Output the first line of the listing and each line after it, up to and including the line that contains "plt.rcParams['font.family'] = ['DejaVu", exactly as written, minus the pictures.

= Dataset content =
=-=-=-=-=
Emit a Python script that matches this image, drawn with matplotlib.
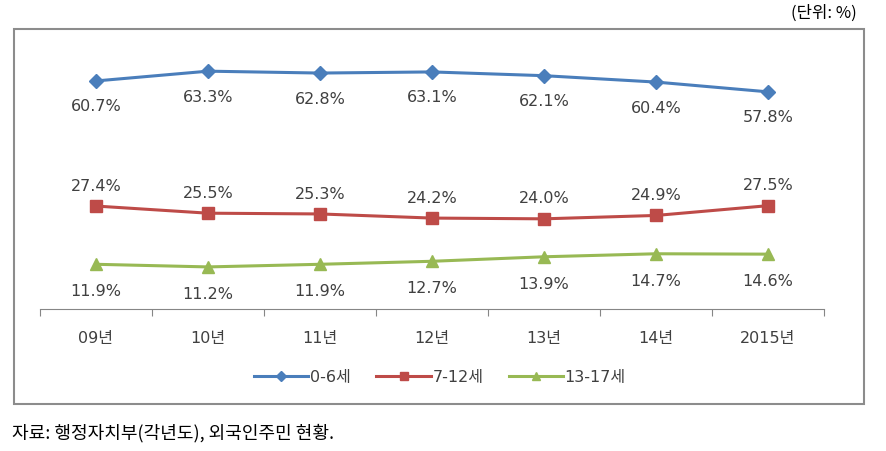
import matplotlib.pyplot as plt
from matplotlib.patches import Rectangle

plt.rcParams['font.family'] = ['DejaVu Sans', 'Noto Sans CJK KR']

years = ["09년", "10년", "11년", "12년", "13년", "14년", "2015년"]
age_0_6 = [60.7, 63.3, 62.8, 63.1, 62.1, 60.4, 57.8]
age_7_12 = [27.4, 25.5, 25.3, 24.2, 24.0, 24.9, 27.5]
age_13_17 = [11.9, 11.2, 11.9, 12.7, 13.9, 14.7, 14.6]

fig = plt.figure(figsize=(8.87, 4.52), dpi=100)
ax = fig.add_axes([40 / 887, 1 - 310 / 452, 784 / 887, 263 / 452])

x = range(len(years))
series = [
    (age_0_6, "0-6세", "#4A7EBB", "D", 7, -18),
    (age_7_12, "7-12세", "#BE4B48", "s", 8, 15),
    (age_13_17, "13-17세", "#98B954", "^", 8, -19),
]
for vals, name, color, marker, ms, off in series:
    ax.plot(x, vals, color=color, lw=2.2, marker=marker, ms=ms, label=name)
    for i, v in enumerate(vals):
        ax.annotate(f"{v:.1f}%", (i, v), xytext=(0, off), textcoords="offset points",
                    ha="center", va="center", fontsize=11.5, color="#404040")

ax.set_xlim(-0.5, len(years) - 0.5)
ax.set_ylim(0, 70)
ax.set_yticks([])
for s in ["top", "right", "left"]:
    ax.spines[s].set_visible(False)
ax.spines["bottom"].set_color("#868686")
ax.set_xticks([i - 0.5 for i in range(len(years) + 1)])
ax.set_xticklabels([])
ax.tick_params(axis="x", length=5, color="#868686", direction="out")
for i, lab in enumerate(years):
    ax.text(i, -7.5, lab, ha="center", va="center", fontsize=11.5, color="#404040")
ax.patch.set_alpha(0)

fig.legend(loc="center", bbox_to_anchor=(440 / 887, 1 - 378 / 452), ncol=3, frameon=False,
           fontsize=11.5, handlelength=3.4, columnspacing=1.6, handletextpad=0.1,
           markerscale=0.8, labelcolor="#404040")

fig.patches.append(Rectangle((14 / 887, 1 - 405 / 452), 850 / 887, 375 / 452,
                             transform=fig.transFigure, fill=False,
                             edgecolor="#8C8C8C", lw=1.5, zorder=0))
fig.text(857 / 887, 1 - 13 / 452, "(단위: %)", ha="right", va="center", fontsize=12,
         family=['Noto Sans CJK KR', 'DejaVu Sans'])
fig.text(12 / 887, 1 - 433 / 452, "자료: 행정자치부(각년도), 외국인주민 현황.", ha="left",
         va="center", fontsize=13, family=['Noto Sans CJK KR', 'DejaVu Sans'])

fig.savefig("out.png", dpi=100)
=-=-=-=-=
= Result for this task =
Emit a Python script that matches this image, drawn with matplotlib.
import matplotlib.pyplot as plt
from matplotlib.patches import Rectangle

plt.rcParams['font.family'] = ['DejaVu Sans', 'Noto Sans CJK KR']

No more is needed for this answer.